Buenos Aires has many charming neighbourhoods elsewhere that might appeal to visitors that want to get away from the tourist spots, however Buenos Aires’ stadiums are rarely in those areas.
San Telmo is located at walking distance from La Bombonera (though La Boca still has some rough edges so staying there is better avoided), while the Belgrano area not too far away from El Monumental boasts a few decent hotels too. Otherwise, it’s best to pick a hotel in a pleasant area and make your way to the stadium by public transport or taxi.
Plaza Constitucion station is a hub through which many of the southern stadiums can be reached, however the area is not one of Buenos Aires’ safest so it’s better to stay elsewhere.
Buenos Aires Football – how to get tickets
Your first aim will likely be to catch Boca at La Bombonera. Unfortunately, the club has restricted the public sale of tickets which means you’ll be forced to join one of the many tour groups that have access to tickets. Of course, expect to pay a large premium.
River has also largely restricted sales to club members, but tickets do go on sale for non-members if they remain available, which is at times the case against low-profile opponents.
Getting tickets for most other clubs tends to be easier, perhaps save for the local derby or when Boca or River comes to visit. No club sells out on a regular basis though, of course partly due to the relatively large size of Argentine stadiums.
However, logistically, buying in advance can be a bit of a challenge. Buying tickets online does not exist in Argentina so tickets will always have to be bought in person.

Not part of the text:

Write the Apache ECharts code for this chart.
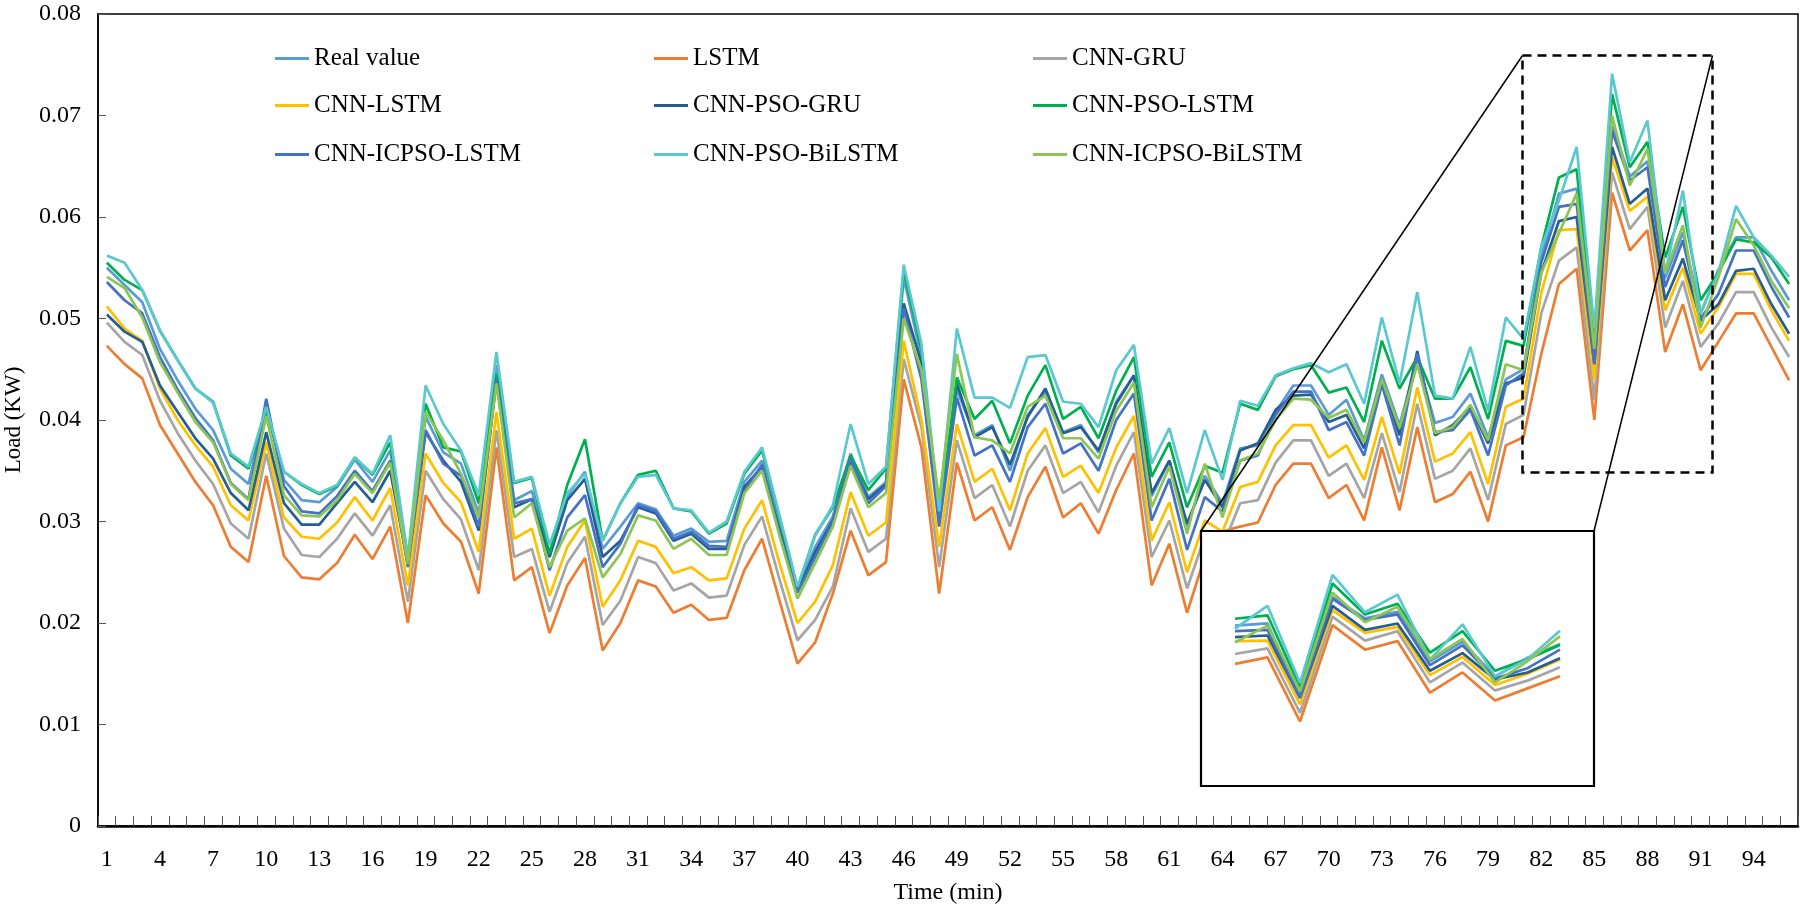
<!DOCTYPE html>
<html>
<head>
<meta charset="utf-8">
<script src="https://cdn.jsdelivr.net/npm/echarts@6/dist/echarts.min.js"></script>
<style>html,body{margin:0;padding:0;background:#fff;}#c{width:1802px;height:907px;}</style>
</head>
<body>
<div id="c"></div>
<script>
// ---- data ----
const categories = Array.from({length: 96}, (_, i) => String(i + 1));
const yTicks = [0, 0.01, 0.02, 0.03, 0.04, 0.05, 0.06, 0.07, 0.08];
const seriesNames = ['Real value','LSTM','CNN-GRU','CNN-LSTM','CNN-PSO-GRU','CNN-PSO-LSTM','CNN-ICPSO-LSTM','CNN-PSO-BiLSTM','CNN-ICPSO-BiLSTM'];

const realValue = [0.0550,0.0533,0.0516,0.0470,0.0439,0.0411,0.0390,0.0352,0.0337,0.0415,0.0341,0.0321,0.0319,0.0334,0.0361,0.0339,0.0370,0.0260,0.0403,0.0368,0.0357,0.0308,0.0454,0.0321,0.0330,0.0268,0.0325,0.0349,0.0273,0.0295,0.0318,0.0312,0.0286,0.0293,0.0280,0.0281,0.0339,0.0360,0.0295,0.0233,0.0275,0.0305,0.0367,0.0324,0.0339,0.0540,0.0462,0.0300,0.0430,0.0385,0.0395,0.0350,0.0405,0.0428,0.0388,0.0395,0.0368,0.0418,0.0444,0.0325,0.0360,0.0295,0.0345,0.0318,0.0372,0.0375,0.0408,0.0434,0.0434,0.0405,0.0420,0.0380,0.0445,0.0395,0.0460,0.0397,0.0403,0.0426,0.0383,0.0440,0.0450,0.0560,0.0623,0.0628,0.0460,0.0690,0.0640,0.0655,0.0540,0.0585,0.0505,0.0548,0.0580,0.0580,0.0547,0.0518];
const lstm = [0.0473,0.0455,0.0441,0.0395,0.0367,0.0339,0.0316,0.0275,0.0260,0.0345,0.0266,0.0245,0.0243,0.0259,0.0287,0.0263,0.0295,0.0200,0.0326,0.0298,0.0280,0.0229,0.0373,0.0242,0.0255,0.0190,0.0237,0.0264,0.0173,0.0200,0.0242,0.0236,0.0210,0.0218,0.0203,0.0205,0.0252,0.0283,0.0221,0.0160,0.0181,0.0229,0.0291,0.0247,0.0260,0.0440,0.0373,0.0229,0.0358,0.0301,0.0314,0.0272,0.0324,0.0354,0.0304,0.0318,0.0288,0.0331,0.0367,0.0237,0.0278,0.0210,0.0265,0.0290,0.0295,0.0299,0.0336,0.0357,0.0357,0.0323,0.0336,0.0301,0.0373,0.0311,0.0393,0.0319,0.0327,0.0349,0.0300,0.0375,0.0383,0.0465,0.0534,0.0549,0.0400,0.0624,0.0567,0.0587,0.0467,0.0514,0.0449,0.0477,0.0505,0.0505,0.0472,0.0439];
const cnnGru = [0.0496,0.0477,0.0464,0.0419,0.0387,0.0360,0.0337,0.0298,0.0283,0.0367,0.0293,0.0267,0.0265,0.0283,0.0308,0.0286,0.0316,0.0221,0.0350,0.0322,0.0302,0.0252,0.0390,0.0265,0.0273,0.0211,0.0259,0.0285,0.0198,0.0222,0.0265,0.0259,0.0232,0.0239,0.0225,0.0227,0.0277,0.0305,0.0242,0.0183,0.0203,0.0236,0.0313,0.0270,0.0283,0.0460,0.0393,0.0255,0.0380,0.0323,0.0336,0.0295,0.0350,0.0375,0.0328,0.0339,0.0309,0.0355,0.0388,0.0265,0.0301,0.0234,0.0285,0.0275,0.0318,0.0321,0.0358,0.0380,0.0380,0.0345,0.0357,0.0323,0.0387,0.0329,0.0416,0.0342,0.0350,0.0372,0.0321,0.0396,0.0405,0.0505,0.0557,0.0570,0.0420,0.0644,0.0588,0.0610,0.0491,0.0537,0.0472,0.0495,0.0526,0.0526,0.0491,0.0462];
const cnnLstm = [0.0512,0.0490,0.0478,0.0431,0.0400,0.0375,0.0354,0.0316,0.0301,0.0378,0.0304,0.0285,0.0283,0.0299,0.0324,0.0301,0.0333,0.0237,0.0367,0.0338,0.0319,0.0270,0.0408,0.0283,0.0293,0.0227,0.0275,0.0301,0.0216,0.0242,0.0281,0.0275,0.0249,0.0255,0.0242,0.0244,0.0293,0.0321,0.0258,0.0200,0.0221,0.0257,0.0329,0.0286,0.0299,0.0478,0.0400,0.0275,0.0396,0.0339,0.0352,0.0311,0.0367,0.0392,0.0344,0.0355,0.0328,0.0373,0.0404,0.0281,0.0319,0.0250,0.0301,0.0290,0.0334,0.0339,0.0375,0.0395,0.0395,0.0363,0.0375,0.0341,0.0403,0.0347,0.0432,0.0359,0.0367,0.0388,0.0337,0.0413,0.0421,0.0525,0.0587,0.0588,0.0440,0.0659,0.0606,0.0620,0.0508,0.0550,0.0485,0.0511,0.0544,0.0544,0.0508,0.0478];
const cnnPsoGru = [0.0504,0.0487,0.0477,0.0434,0.0408,0.0382,0.0362,0.0328,0.0311,0.0388,0.0318,0.0297,0.0297,0.0318,0.0339,0.0319,0.0350,0.0258,0.0388,0.0360,0.0339,0.0291,0.0439,0.0314,0.0322,0.0265,0.0321,0.0342,0.0265,0.0281,0.0314,0.0308,0.0281,0.0288,0.0273,0.0273,0.0334,0.0354,0.0290,0.0231,0.0270,0.0301,0.0360,0.0322,0.0337,0.0515,0.0456,0.0301,0.0436,0.0383,0.0393,0.0356,0.0403,0.0431,0.0387,0.0393,0.0370,0.0416,0.0444,0.0328,0.0360,0.0298,0.0341,0.0314,0.0370,0.0377,0.0410,0.0424,0.0425,0.0398,0.0405,0.0372,0.0440,0.0385,0.0468,0.0385,0.0395,0.0413,0.0377,0.0436,0.0442,0.0545,0.0596,0.0600,0.0455,0.0669,0.0613,0.0628,0.0518,0.0559,0.0498,0.0514,0.0547,0.0549,0.0514,0.0485];
const cnnPsoLstm = [0.0555,0.0538,0.0528,0.0488,0.0459,0.0431,0.0418,0.0365,0.0352,0.0409,0.0349,0.0336,0.0327,0.0335,0.0363,0.0346,0.0378,0.0262,0.0416,0.0373,0.0369,0.0318,0.0445,0.0338,0.0343,0.0268,0.0336,0.0381,0.0281,0.0318,0.0346,0.0350,0.0313,0.0310,0.0288,0.0298,0.0347,0.0370,0.0303,0.0234,0.0287,0.0314,0.0365,0.0331,0.0352,0.0548,0.0470,0.0305,0.0442,0.0401,0.0419,0.0377,0.0424,0.0454,0.0401,0.0413,0.0382,0.0429,0.0462,0.0344,0.0378,0.0314,0.0355,0.0348,0.0416,0.0410,0.0443,0.0450,0.0454,0.0427,0.0432,0.0398,0.0478,0.0431,0.0462,0.0421,0.0421,0.0452,0.0401,0.0478,0.0473,0.0570,0.0639,0.0647,0.0480,0.0721,0.0649,0.0674,0.0560,0.0610,0.0518,0.0545,0.0578,0.0575,0.0560,0.0534];
const cnnIcpsoLstm = [0.0536,0.0518,0.0505,0.0462,0.0430,0.0402,0.0380,0.0338,0.0322,0.0421,0.0335,0.0310,0.0308,0.0325,0.0350,0.0330,0.0360,0.0255,0.0390,0.0357,0.0345,0.0295,0.0440,0.0318,0.0322,0.0252,0.0304,0.0326,0.0255,0.0278,0.0316,0.0310,0.0283,0.0290,0.0276,0.0275,0.0330,0.0356,0.0287,0.0230,0.0265,0.0300,0.0362,0.0318,0.0335,0.0510,0.0440,0.0295,0.0422,0.0365,0.0375,0.0339,0.0393,0.0416,0.0367,0.0377,0.0350,0.0400,0.0426,0.0301,0.0342,0.0272,0.0324,0.0310,0.0360,0.0365,0.0405,0.0428,0.0428,0.0390,0.0398,0.0365,0.0435,0.0375,0.0465,0.0388,0.0390,0.0410,0.0365,0.0434,0.0446,0.0555,0.0610,0.0613,0.0455,0.0685,0.0636,0.0649,0.0531,0.0577,0.0500,0.0524,0.0567,0.0567,0.0531,0.0501];
const cnnPsoBiLstm = [0.0562,0.0555,0.0528,0.0488,0.0459,0.0431,0.0417,0.0367,0.0354,0.0413,0.0349,0.0337,0.0328,0.0336,0.0363,0.0347,0.0385,0.0265,0.0434,0.0396,0.0370,0.0326,0.0467,0.0339,0.0344,0.0277,0.0328,0.0347,0.0281,0.0318,0.0344,0.0346,0.0313,0.0311,0.0289,0.0300,0.0349,0.0373,0.0305,0.0236,0.0286,0.0316,0.0396,0.0337,0.0354,0.0553,0.0475,0.0310,0.0490,0.0422,0.0422,0.0412,0.0462,0.0464,0.0418,0.0416,0.0393,0.0449,0.0474,0.0357,0.0392,0.0328,0.0390,0.0341,0.0419,0.0414,0.0444,0.0451,0.0456,0.0447,0.0455,0.0416,0.0501,0.0436,0.0526,0.0424,0.0421,0.0472,0.0409,0.0501,0.0480,0.0570,0.0616,0.0669,0.0490,0.0741,0.0654,0.0695,0.0544,0.0626,0.0505,0.0545,0.0611,0.0580,0.0562,0.0541];
const cnnIcpsoBiLstm = [0.0541,0.0530,0.0501,0.0457,0.0427,0.0398,0.0378,0.0337,0.0321,0.0404,0.0326,0.0306,0.0305,0.0321,0.0347,0.0328,0.0358,0.0258,0.0408,0.0380,0.0347,0.0304,0.0436,0.0304,0.0318,0.0255,0.0291,0.0303,0.0245,0.0268,0.0306,0.0301,0.0273,0.0283,0.0267,0.0267,0.0328,0.0350,0.0285,0.0224,0.0259,0.0295,0.0355,0.0314,0.0328,0.0500,0.0449,0.0321,0.0465,0.0383,0.0380,0.0367,0.0413,0.0424,0.0382,0.0382,0.0362,0.0409,0.0437,0.0314,0.0354,0.0288,0.0357,0.0304,0.0360,0.0367,0.0400,0.0421,0.0420,0.0402,0.0410,0.0378,0.0440,0.0392,0.0455,0.0387,0.0393,0.0415,0.0380,0.0455,0.0449,0.0545,0.0584,0.0623,0.0470,0.0700,0.0631,0.0667,0.0545,0.0592,0.0491,0.0540,0.0598,0.0572,0.0537,0.0510];

// zoomed window shown in the inset (1-based time indices)
const insetFrom = 83, insetTo = 93;

// ---- styling ----
const colors = ['#5B9BD5','#ED7D31','#A5A5A5','#FFC000','#255E91','#00B050','#4472C4','#5BC8D0','#8CC652'];
const seriesData = [realValue, lstm, cnnGru, cnnLstm, cnnPsoGru, cnnPsoLstm, cnnIcpsoLstm, cnnPsoBiLstm, cnnIcpsoBiLstm];
const FONT = 'Liberation Serif';

const chart = echarts.init(document.getElementById('c'), null, {renderer: 'canvas'});

const legendCols = [270, 649, 1028];
const legendRows = [41, 88, 137];
const legends = seriesNames.map((n, i) => ({
  data: [{name: n, icon: 'rect'}],
  left: legendCols[i % 3],
  top: legendRows[Math.floor(i / 3)],
  itemWidth: 34, itemHeight: 3, itemGap: 6,
  textStyle: {fontFamily: FONT, fontSize: 25, color: '#000'},
  selectedMode: false
}));

const mainSeries = seriesNames.map((n, i) => ({
  name: n, type: 'line', xAxisIndex: 0, yAxisIndex: 0,
  data: seriesData[i], symbol: 'none', z: 2,
  lineStyle: {width: 2.7, color: colors[i]}, itemStyle: {color: colors[i]}
}));
const insetCats = categories.slice(insetFrom - 1, insetTo);
const insetSeries = seriesNames.map((n, i) => ({
  name: n, type: 'line', xAxisIndex: 1, yAxisIndex: 1,
  data: seriesData[i].slice(insetFrom - 1, insetTo), symbol: 'none', z: 30,
  lineStyle: {width: 2.7, color: colors[i]}, itemStyle: {color: colors[i]}
}));

chart.setOption({
  animation: false,
  backgroundColor: '#fff',
  color: colors,
  legend: legends,
  grid: [
    {left: 98, right: 4, top: 14, bottom: 81, containLabel: false, outerBoundsMode: 'none',
      show: true, borderColor: '#000', borderWidth: 1.5, backgroundColor: 'transparent'},
    {left: 1235, width: 325, top: 531, height: 255, containLabel: false, outerBoundsMode: 'none', show: false}
  ],
  xAxis: [{
    type: 'category', gridIndex: 0, data: categories, boundaryGap: true,
    name: 'Time (min)', nameLocation: 'middle', nameGap: 55,
    nameTextStyle: {fontFamily: FONT, fontSize: 24, color: '#000'},
    axisLine: {show: true, lineStyle: {color: '#000', width: 2.5}},
    axisTick: {show: true, inside: true, length: 10, interval: 0, alignWithLabel: false,
      lineStyle: {color: '#555', width: 1}},
    axisLabel: {show: true, interval: 2, margin: 22, fontFamily: FONT, fontSize: 24, color: '#000'},
    splitLine: {show: false}
  }, {
    type: 'category', gridIndex: 1, data: insetCats, boundaryGap: false, show: false
  }],
  yAxis: [{
    type: 'value', gridIndex: 0, min: yTicks[0], max: yTicks[yTicks.length - 1], interval: 0.01,
    name: 'Load (KW)', nameLocation: 'middle', nameGap: 73,
    nameTextStyle: {fontFamily: FONT, fontSize: 23, color: '#000'},
    axisLine: {show: true, lineStyle: {color: '#000', width: 1.5}},
    axisTick: {show: true, inside: true, length: 8, lineStyle: {color: '#555', width: 1}},
    axisLabel: {show: true, margin: 17, fontFamily: FONT, fontSize: 24, color: '#000',
      formatter: v => v === 0 ? '0' : v.toFixed(2)},
    splitLine: {show: false}
  }, {
    type: 'value', gridIndex: 1, min: 0.025, max: 0.0843, show: false, splitLine: {show: false}
  }],
  series: mainSeries.concat(insetSeries),
  graphic: [
    {type: 'rect', z: 20, shape: {x: 1201, y: 531, width: 393, height: 255},
      style: {fill: '#fff', stroke: '#000', lineWidth: 2.2}},
    {type: 'rect', z: 20, shape: {x: 1522.5, y: 55.5, width: 190, height: 417},
      style: {fill: 'none', stroke: '#000', lineWidth: 2.5, lineDash: [9, 6]}},
    {type: 'line', z: 20, shape: {x1: 1522.5, y1: 55.5, x2: 1201, y2: 531},
      style: {stroke: '#000', lineWidth: 1.5}},
    {type: 'line', z: 20, shape: {x1: 1712.5, y1: 55.5, x2: 1594, y2: 531},
      style: {stroke: '#000', lineWidth: 1.5}}
  ]
});
</script>
</body>
</html>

Tickets generally go on sale in the days before the match, typically two days in advance, but sometimes even less. Tickets are usually available at the ticket windows of the stadium, or at a club office either at the stadium or elsewhere, but rarely central. There are a few exceptions though, e.g. Racing, that sell tickets at a more central club store or office.
In most cases though, tickets can also be bought at the ticket windows of the stadium before the start of the match so long journeys on the day before the match can generally be avoided by just showing up and buying on the gate.